• **Required task**
Images are not part of the copy; write out the rest of the data exactly as given.

• **Data lines**
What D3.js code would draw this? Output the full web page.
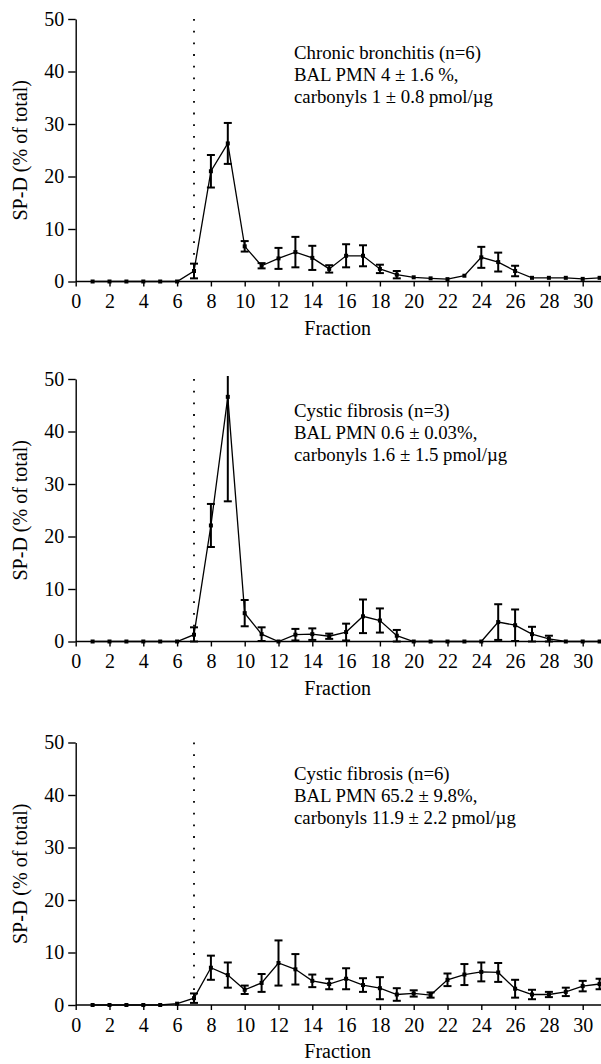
<!DOCTYPE html>
<html>
<head>
<meta charset="utf-8">
<script src="https://cdn.jsdelivr.net/npm/d3@7"></script>
<style>
  body { margin: 0; background: #fff; }
  svg text { font-family: 'Liberation Serif', 'Times New Roman', Times, 'DejaVu Serif', serif !important; fill: #000; }
</style>
</head>
<body>
<script>
// fractions 1..31
const fractions = d3.range(1, 32);
const xTicks = d3.range(0, 31, 2);
const yTicks = [0, 10, 20, 30, 40, 50];

// panel 1: chronic bronchitis
const cbMean = [0, 0, 0, 0, 0, 0, 2.0, 21, 26.3, 6.7, 3.0, 4.4, 5.6, 4.5, 2.4, 4.9, 4.9, 2.4, 1.3, 0.8, 0.6, 0.45, 1.1, 4.6, 3.7, 2.0, 0.7, 0.7, 0.7, 0.5, 0.7];
const cbErr  = [0, 0, 0, 0, 0, 0, 1.4, 3.1, 3.9, 1.0, 0.5, 2.0, 2.9, 2.3, 0.7, 2.2, 2.0, 0.8, 0.7, 0, 0, 0, 0, 2.0, 1.8, 1.0, 0, 0, 0, 0, 0];
const cbLines = ["Chronic bronchitis (n=6)", "BAL PMN 4 ± 1.6 %,", "carbonyls 1 ± 0.8 pmol/µg"];

// panel 2: cystic fibrosis, n=3
const cf3Mean = [0, 0, 0, 0, 0, 0, 1.3, 22.1, 46.6, 5.4, 1.4, 0, 1.3, 1.4, 1.0, 1.8, 4.8, 4.0, 1.1, 0, 0, 0, 0, 0, 3.7, 3.1, 1.4, 0.5, 0, 0, 0];
const cf3Err  = [0, 0, 0, 0, 0, 0, 1.4, 4.1, 19.9, 2.5, 1.3, 0, 1.1, 1.1, 0.5, 1.6, 3.2, 2.3, 1.1, 0, 0, 0, 0, 0, 3.4, 3.0, 1.4, 0.6, 0, 0, 0];
const cf3Lines = ["Cystic fibrosis (n=3)", "BAL PMN 0.6 ± 0.03%,", "carbonyls 1.6 ± 1.5 pmol/µg"];

// panel 3: cystic fibrosis, n=6
const cf6Mean = [0, 0, 0, 0, 0, 0.25, 1.3, 7.1, 5.7, 2.9, 4.2, 8.0, 6.8, 4.6, 4.0, 5.0, 3.8, 3.2, 2.0, 2.2, 1.9, 4.8, 5.8, 6.3, 6.2, 3.1, 2.0, 2.0, 2.5, 3.6, 4.0];
const cf6Err  = [0, 0, 0, 0, 0, 0, 0.9, 2.3, 2.4, 0.8, 1.7, 4.3, 2.9, 1.2, 1.0, 2.0, 1.3, 2.1, 1.2, 0.6, 0.5, 1.2, 2.0, 1.8, 1.8, 1.7, 0.9, 0.5, 0.8, 1.0, 1.0];
const cf6Lines = ["Cystic fibrosis (n=6)", "BAL PMN 65.2 ± 9.8%,", "carbonyls 11.9 ± 2.2 pmol/µg"];

const markerFraction = 7;

const w = 601;
const h = 1064;
const left = 75.7;
const right = 599.6;
const plotH = 262.5;
const serif = "'Liberation Serif', 'Times New Roman', Times, 'DejaVu Serif', serif";
const axisFont = 20;

const panels = [
  { top: 19, mean: cbMean, err: cbErr, lines: cbLines, textY: 59 },
  { top: 379, mean: cf3Mean, err: cf3Err, lines: cf3Lines, textY: 417 },
  { top: 742.5, mean: cf6Mean, err: cf6Err, lines: cf6Lines, textY: 780 }
];

const svg = d3.select('body').append('svg').attr('width', w).attr('height', h)
  .style('font-family', serif);

const x = d3.scaleLinear().domain([0, 31]).range([left, right]);

panels.forEach((p) => {
  const y = d3.scaleLinear().domain([0, 50]).range([p.top + plotH, p.top]);
  const g = svg.append('g');
  const data = fractions.map((f, i) => ({ f: f, v: p.mean[i], e: p.err[i] }));

  // dotted marker line
  g.append('line')
    .attr('x1', x(markerFraction)).attr('x2', x(markerFraction))
    .attr('y1', y(50)).attr('y2', y(0))
    .attr('stroke', '#000').attr('stroke-width', 1.8)
    .attr('stroke-dasharray', '1.8,9.9');

  // x axis
  const xa = g.append('g')
    .attr('transform', 'translate(0,' + y(0) + ')')
    .call(d3.axisBottom(x).tickValues(xTicks).tickSize(5).tickSizeOuter(0).tickPadding(7.5));
  xa.attr('font-family', serif).attr('font-size', axisFont);
  xa.select('.domain').attr('d', 'M' + left + ',0H' + w).attr('stroke-width', 1.4);
  xa.selectAll('.tick line').attr('stroke-width', 1.4);

  // y axis
  const ya = g.append('g')
    .attr('transform', 'translate(' + left + ',0)')
    .call(d3.axisLeft(y).tickValues(yTicks).tickSize(7.5).tickSizeOuter(0).tickPadding(4));
  ya.attr('font-family', serif).attr('font-size', axisFont);
  ya.selectAll('.domain, .tick line').attr('stroke-width', 1.4);

  // axis titles
  g.append('text')
    .attr('x', (left + right) / 2).attr('y', y(0) + 53)
    .attr('text-anchor', 'middle').attr('font-size', axisFont)
    .text('Fraction');
  g.append('text')
    .attr('transform', 'translate(27,' + y(25) + ') rotate(-90)')
    .attr('text-anchor', 'middle').attr('font-size', axisFont)
    .text('SP-D (% of total)');

  // connecting line
  g.append('path')
    .datum(data)
    .attr('fill', 'none').attr('stroke', '#000').attr('stroke-width', 1.3)
    .attr('d', d3.line().x((d) => x(d.f)).y((d) => y(d.v)));

  // error bars
  const eb = data.filter((d) => d.e > 0);
  const top = (d) => Math.max(y(d.v + d.e), p.top - 3);
  const bot = (d) => y(Math.max(d.v - d.e, 0));
  g.selectAll('.eb').data(eb).enter().append('line')
    .attr('x1', (d) => x(d.f)).attr('x2', (d) => x(d.f))
    .attr('y1', top).attr('y2', bot)
    .attr('stroke', '#000').attr('stroke-width', 2);
  g.selectAll('.capT').data(eb.filter((d) => d.v + d.e <= 50)).enter().append('line')
    .attr('x1', (d) => x(d.f) - 4).attr('x2', (d) => x(d.f) + 4)
    .attr('y1', (d) => y(d.v + d.e)).attr('y2', (d) => y(d.v + d.e))
    .attr('stroke', '#000').attr('stroke-width', 2);
  g.selectAll('.capB').data(eb).enter().append('line')
    .attr('x1', (d) => x(d.f) - 4).attr('x2', (d) => x(d.f) + 4)
    .attr('y1', bot).attr('y2', bot)
    .attr('stroke', '#000').attr('stroke-width', 2);

  // markers
  g.selectAll('.pt').data(data).enter().append('rect')
    .attr('x', (d) => x(d.f) - 2).attr('y', (d) => y(d.v) - 2)
    .attr('width', 4).attr('height', 4).attr('fill', '#000');

  // annotation
  g.append('g').selectAll('text').data(p.lines).enter().append('text')
    .attr('x', 294).attr('y', (d, i) => p.textY + i * 22)
    .attr('font-size', 18.8)
    .text((d) => d);
});
</script>
</body>
</html>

• **Problem solution**
What D3.js code would draw this? Output the full web page.
<!DOCTYPE html>
<html>
<head>
<meta charset="utf-8">
<script src="https://cdn.jsdelivr.net/npm/d3@7"></script>
<style>
  body { margin: 0; background: #fff; }
  svg text { font-family: 'Liberation Serif', 'Times New Roman', Times, 'DejaVu Serif', serif !important; fill: #000; }
</style>
</head>
<body>
<script>
// fractions 1..31
const fractions = d3.range(1, 32);
const xTicks = d3.range(0, 31, 2);
const yTicks = [0, 10, 20, 30, 40, 50];

// panel 1: chronic bronchitis
const cbMean = [0, 0, 0, 0, 0, 0, 2.0, 21, 26.3, 6.7, 3.0, 4.4, 5.6, 4.5, 2.4, 4.9, 4.9, 2.4, 1.3, 0.8, 0.6, 0.45, 1.1, 4.6, 3.7, 2.0, 0.7, 0.7, 0.7, 0.5, 0.7];
const cbErr  = [0, 0, 0, 0, 0, 0, 1.4, 3.1, 3.9, 1.0, 0.5, 2.0, 2.9, 2.3, 0.7, 2.2, 2.0, 0.8, 0.7, 0, 0, 0, 0, 2.0, 1.8, 1.0, 0, 0, 0, 0, 0];
const cbLines = ["Chronic bronchitis (n=6)", "BAL PMN 4 ± 1.6 %,", "carbonyls 1 ± 0.8 pmol/µg"];

// panel 2: cystic fibrosis, n=3
const cf3Mean = [0, 0, 0, 0, 0, 0, 1.3, 22.1, 46.6, 5.4, 1.4, 0, 1.3, 1.4, 1.0, 1.8, 4.8, 4.0, 1.1, 0, 0, 0, 0, 0, 3.7, 3.1, 1.4, 0.5, 0, 0, 0];
const cf3Err  = [0, 0, 0, 0, 0, 0, 1.4, 4.1, 19.9, 2.5, 1.3, 0, 1.1, 1.1, 0.5, 1.6, 3.2, 2.3, 1.1, 0, 0, 0, 0, 0, 3.4, 3.0, 1.4, 0.6, 0, 0, 0];
const cf3Lines = ["Cystic fibrosis (n=3)", "BAL PMN 0.6 ± 0.03%,", "carbonyls 1.6 ± 1.5 pmol/µg"];

// panel 3: cystic fibrosis, n=6
const cf6Mean = [0, 0, 0, 0, 0, 0.25, 1.3, 7.1, 5.7, 2.9, 4.2, 8.0, 6.8, 4.6, 4.0, 5.0, 3.8, 3.2, 2.0, 2.2, 1.9, 4.8, 5.8, 6.3, 6.2, 3.1, 2.0, 2.0, 2.5, 3.6, 4.0];
const cf6Err  = [0, 0, 0, 0, 0, 0, 0.9, 2.3, 2.4, 0.8, 1.7, 4.3, 2.9, 1.2, 1.0, 2.0, 1.3, 2.1, 1.2, 0.6, 0.5, 1.2, 2.0, 1.8, 1.8, 1.7, 0.9, 0.5, 0.8, 1.0, 1.0];
const cf6Lines = ["Cystic fibrosis (n=6)", "BAL PMN 65.2 ± 9.8%,", "carbonyls 11.9 ± 2.2 pmol/µg"];

const markerFraction = 7;

const w = 601;
const h = 1064;
const left = 75.7;
const right = 599.6;
const plotH = 262.5;
const serif = "'Liberation Serif', 'Times New Roman', Times, 'DejaVu Serif', serif";
const axisFont = 20;

const panels = [
  { top: 19, mean: cbMean, err: cbErr, lines: cbLines, textY: 59 },
  { top: 379, mean: cf3Mean, err: cf3Err, lines: cf3Lines, textY: 417 },
  { top: 742.5, mean: cf6Mean, err: cf6Err, lines: cf6Lines, textY: 780 }
];

const svg = d3.select('body').append('svg').attr('width', w).attr('height', h)
  .style('font-family', serif);

const x = d3.scaleLinear().domain([0, 31]).range([left, right]);

panels.forEach((p) => {
  const y = d3.scaleLinear().domain([0, 50]).range([p.top + plotH, p.top]);
  const g = svg.append('g');
  const data = fractions.map((f, i) => ({ f: f, v: p.mean[i], e: p.err[i] }));

  // dotted marker line
  g.append('line')
    .attr('x1', x(markerFraction)).attr('x2', x(markerFraction))
    .attr('y1', y(50)).attr('y2', y(0))
    .attr('stroke', '#000').attr('stroke-width', 1.8)
    .attr('stroke-dasharray', '1.8,9.9');

  // x axis
  const xa = g.append('g')
    .attr('transform', 'translate(0,' + y(0) + ')')
    .call(d3.axisBottom(x).tickValues(xTicks).tickSize(5).tickSizeOuter(0).tickPadding(7.5));
  xa.attr('font-family', serif).attr('font-size', axisFont);
  xa.select('.domain').attr('d', 'M' + left + ',0H' + w).attr('stroke-width', 1.4);
  xa.selectAll('.tick line').attr('stroke-width', 1.4);

  // y axis
  const ya = g.append('g')
    .attr('transform', 'translate(' + left + ',0)')
    .call(d3.axisLeft(y).tickValues(yTicks).tickSize(7.5).tickSizeOuter(0).tickPadding(4));
  ya.attr('font-family', serif).attr('font-size', axisFont);
  ya.selectAll('.domain, .tick line').attr('stroke-width', 1.4);

  // axis titles
  g.append('text')
    .attr('x', (left + right) / 2).attr('y', y(0) + 53)
    .attr('text-anchor', 'middle').attr('font-size', axisFont)
    .text('Fraction');
  g.append('text')
    .attr('transform', 'translate(27,' + y(25) + ') rotate(-90)')
    .attr('text-anchor', 'middle').attr('font-size', axisFont)
    .text('SP-D (% of total)');

  // connecting line
  g.append('path')
    .datum(data)
    .attr('fill', 'none').attr('stroke', '#000').attr('stroke-width', 1.3)
    .attr('d', d3.line().x((d) => x(d.f)).y((d) => y(d.v)));

  // error bars
  const eb = data.filter((d) => d.e > 0);
  const top = (d) => Math.max(y(d.v + d.e), p.top - 3);
  const bot = (d) => y(Math.max(d.v - d.e, 0));
  g.selectAll('.eb').data(eb).enter().append('line')
    .attr('x1', (d) => x(d.f)).attr('x2', (d) => x(d.f))
    .attr('y1', top).attr('y2', bot)
    .attr('stroke', '#000').attr('stroke-width', 2);
  g.selectAll('.capT').data(eb.filter((d) => d.v + d.e <= 50)).enter().append('line')
    .attr('x1', (d) => x(d.f) - 4).attr('x2', (d) => x(d.f) + 4)
    .attr('y1', (d) => y(d.v + d.e)).attr('y2', (d) => y(d.v + d.e))
    .attr('stroke', '#000').attr('stroke-width', 2);
  g.selectAll('.capB').data(eb).enter().append('line')
    .attr('x1', (d) => x(d.f) - 4).attr('x2', (d) => x(d.f) + 4)
    .attr('y1', bot).attr('y2', bot)
    .attr('stroke', '#000').attr('stroke-width', 2);

  // markers
  g.selectAll('.pt').data(data).enter().append('rect')
    .attr('x', (d) => x(d.f) - 2).attr('y', (d) => y(d.v) - 2)
    .attr('width', 4).attr('height', 4).attr('fill', '#000');

  // annotation
  g.append('g').selectAll('text').data(p.lines).enter().append('text')
    .attr('x', 294).attr('y', (d, i) => p.textY + i * 22)
    .attr('font-size', 18.8)
    .text((d) => d);
});
</script>
</body>
</html>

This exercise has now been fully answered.